▶ Data extract:
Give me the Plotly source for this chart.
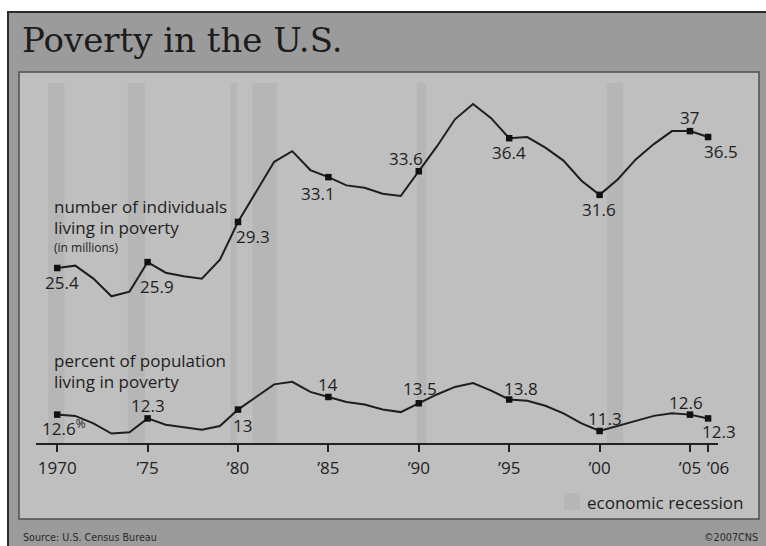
import plotly.graph_objects as go

# ---------------- data ----------------
years = list(range(1970, 2007))
poor_millions = [25.4, 25.6, 24.5, 23.0, 23.4, 25.9, 25.0, 24.7, 24.5, 26.1,
                 29.3, 31.8, 34.4, 35.3, 33.7, 33.1, 32.4, 32.2, 31.7, 31.5,
                 33.6, 35.7, 38.0, 39.3, 38.1, 36.4, 36.5, 35.6, 34.5, 32.8,
                 31.6, 32.9, 34.6, 35.9, 37.0, 37.0, 36.5]
poverty_rate = [12.6, 12.5, 11.9, 11.1, 11.2, 12.3, 11.8, 11.6, 11.4, 11.7,
                13.0, 14.0, 15.0, 15.2, 14.4, 14.0, 13.6, 13.4, 13.0, 12.8,
                13.5, 14.2, 14.8, 15.1, 14.5, 13.8, 13.7, 13.3, 12.7, 11.9,
                11.3, 11.7, 12.1, 12.5, 12.7, 12.6, 12.3]
labeled_years = [1970, 1975, 1980, 1985, 1990, 1995, 2000, 2005, 2006]
tick_years = [1970, 1975, 1980, 1985, 1990, 1995, 2000, 2005, 2006]
tick_labels = ["1970", "\u201975", "\u201980", "\u201985", "\u201990",
               "\u201995", "\u201900", "\u201905", "\u201906"]
recession_start = [1969.5, 1973.9, 1979.6, 1980.8, 1989.9, 2000.4]
recession_end = [1970.4, 1974.85, 1979.95, 1982.15, 1990.4, 2001.3]

# ---------------- layout helpers ----------------
W, H = 766, 546


def px(x):
    return x / W


def py(y):
    return 1 - y / H


INK = "#1e1e1e"
PANEL = "#bfbfbf"
OUTER = "#9b9b9b"
BAND = "#b6b6b6"
SANS = "Open Sans, Noto Sans, sans-serif"
NARROW = "DejaVu Sans Condensed, Liberation Sans Narrow, sans-serif"
FS = 17

# label offsets (pixels, right / up) relative to each labelled point
num_offsets = [(5, -14), (9, -24), (15, -15), (-10, -16), (-13, 13),
               (0, -14), (-1, -15), (0, 14), (13, -14)]
pct_offsets = [(7, -13), (0, 13), (4, -16), (0, 12), (1, 15),
               (12, 11), (5, 13), (-4, 12), (11, -13)]

fig = go.Figure()

lab_num = [poor_millions[years.index(y)] for y in labeled_years]
lab_pct = [poverty_rate[years.index(y)] for y in labeled_years]

fig.add_trace(go.Scatter(x=years, y=poor_millions, mode="lines",
                         line=dict(color=INK, width=2), yaxis="y",
                         hoverinfo="skip", showlegend=False))
fig.add_trace(go.Scatter(x=labeled_years, y=lab_num, mode="markers",
                         marker=dict(symbol="square", size=6.5,
                                     color="#111111"),
                         yaxis="y", hoverinfo="skip", showlegend=False))
fig.add_trace(go.Scatter(x=years, y=poverty_rate, mode="lines",
                         line=dict(color=INK, width=2), yaxis="y2",
                         hoverinfo="skip", showlegend=False))
fig.add_trace(go.Scatter(x=labeled_years, y=lab_pct, mode="markers",
                         marker=dict(symbol="square", size=6.5,
                                     color="#111111"),
                         yaxis="y2", hoverinfo="skip", showlegend=False))

shapes = [
    dict(type="rect", xref="paper", yref="paper", x0=px(8), y0=py(12),
         x1=px(790), y1=py(570), fillcolor=OUTER,
         line=dict(color="#2b2b2b", width=2), layer="below"),
    dict(type="rect", xref="paper", yref="paper", x0=px(19), y0=py(72),
         x1=px(759), y1=py(519), fillcolor=PANEL,
         line=dict(color="#505050", width=1.5), layer="below"),
]
for s, e in zip(recession_start, recession_end):
    shapes.append(dict(type="rect", xref="x", yref="paper", x0=s, x1=e,
                       y0=py(443), y1=py(83), fillcolor=BAND,
                       line=dict(width=0), layer="below"))
shapes.append(dict(type="rect", xref="paper", yref="paper", x0=px(564),
                   y0=py(510), x1=px(580), y1=py(493), fillcolor=BAND,
                   line=dict(width=0), layer="below"))

ann = []
ann.append(dict(text="Poverty in the U.S.", xref="paper", yref="paper",
                x=px(20), y=py(40), xanchor="left", yanchor="middle",
                showarrow=False,
                font=dict(family="DejaVu Serif, serif", size=34,
                          color="#1c1c1c")))


def side_text(t, x, y, size=FS):
    ann.append(dict(text=t, xref="paper", yref="paper", x=px(x), y=py(y),
                    xanchor="left", yanchor="middle", showarrow=False,
                    font=dict(family=SANS, size=size, color=INK)))


side_text("number of individuals", 52, 206)
side_text("living in poverty", 52, 227.5)
side_text("(in millions)", 52, 247.5, 12)
side_text("percent of population", 52, 360)
side_text("living in poverty", 52, 381)
side_text("economic recession", 585, 502)

ann.append(dict(text="Source: U.S. Census Bureau", xref="paper", yref="paper",
                x=px(21), y=py(537), xanchor="left", yanchor="middle",
                showarrow=False, font=dict(family=NARROW, size=10.7,
                                           color="#2a2a2a")))
ann.append(dict(text="\u00a92007CNS", xref="paper", yref="paper",
                x=px(760), y=py(537), xanchor="right", yanchor="middle",
                showarrow=False, font=dict(family=NARROW, size=10.7,
                                           color="#2a2a2a")))

# the last tick label sits a little right of its tick, as in the original
last_label = tick_labels[-1]
axis_labels = tick_labels[:-1] + [""]
ann.append(dict(text=last_label, x=tick_years[-1], xref="x", yref="paper",
                y=py(467), yanchor="middle", xshift=10, showarrow=False,
                font=dict(family=SANS, size=FS, color="#222222")))

for yr, v, (dx, dy) in zip(labeled_years, lab_num, num_offsets):
    ann.append(dict(text=f"{v:g}", x=yr, y=v, xref="x", yref="y",
                    xshift=dx, yshift=dy, showarrow=False,
                    font=dict(family=SANS, size=FS, color=INK)))
for i, (yr, v, (dx, dy)) in enumerate(zip(labeled_years, lab_pct,
                                          pct_offsets)):
    t = f"{v:g}" + ("<sup>%</sup>" if i == 0 else "")
    ann.append(dict(text=t, x=yr, y=v, xref="x", yref="y2",
                    xshift=dx, yshift=dy, showarrow=False,
                    font=dict(family=SANS, size=FS, color=INK)))

fig.update_layout(
    width=W, height=H, autosize=False,
    margin=dict(l=0, r=0, t=0, b=0, pad=0, autoexpand=False),
    paper_bgcolor="white",
    plot_bgcolor="rgba(0,0,0,0)",
    showlegend=False,
    shapes=shapes,
    annotations=ann,
    xaxis=dict(domain=[px(36), px(718)], range=[1968.827, 2006.549],
               anchor="free", position=py(443), automargin=False,
               showline=True, linecolor="#222222", linewidth=1.5,
               ticks="outside", ticklen=7, tickwidth=2, tickcolor="#222222",
               tickmode="array", tickvals=tick_years, ticktext=axis_labels,
               tickangle=0, ticklabelstandoff=2,
               tickfont=dict(family=SANS, size=FS, color="#222222"),
               showgrid=False, zeroline=False, fixedrange=True),
    yaxis=dict(domain=[0, 1], range=[1.841, 48.112], visible=False,
               automargin=False, fixedrange=True),
    yaxis2=dict(overlaying="y", range=[2.173, 45.506], visible=False,
                automargin=False, fixedrange=True),
)

fig.write_html(
    "out.html",
    config={"responsive": False, "displayModeBar": False,
            "staticPlot": True},
    post_script="document.body.style.margin='0';"
                "document.body.style.overflow='hidden';",
)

▶ Direction: Emit the lines of the material exactly, from its first line to the line containing "import plotly.graph_objects as go", inclusive; leave every picture out.

▶ Completed exercise:
Give me the Plotly source for this chart.
import plotly.graph_objects as go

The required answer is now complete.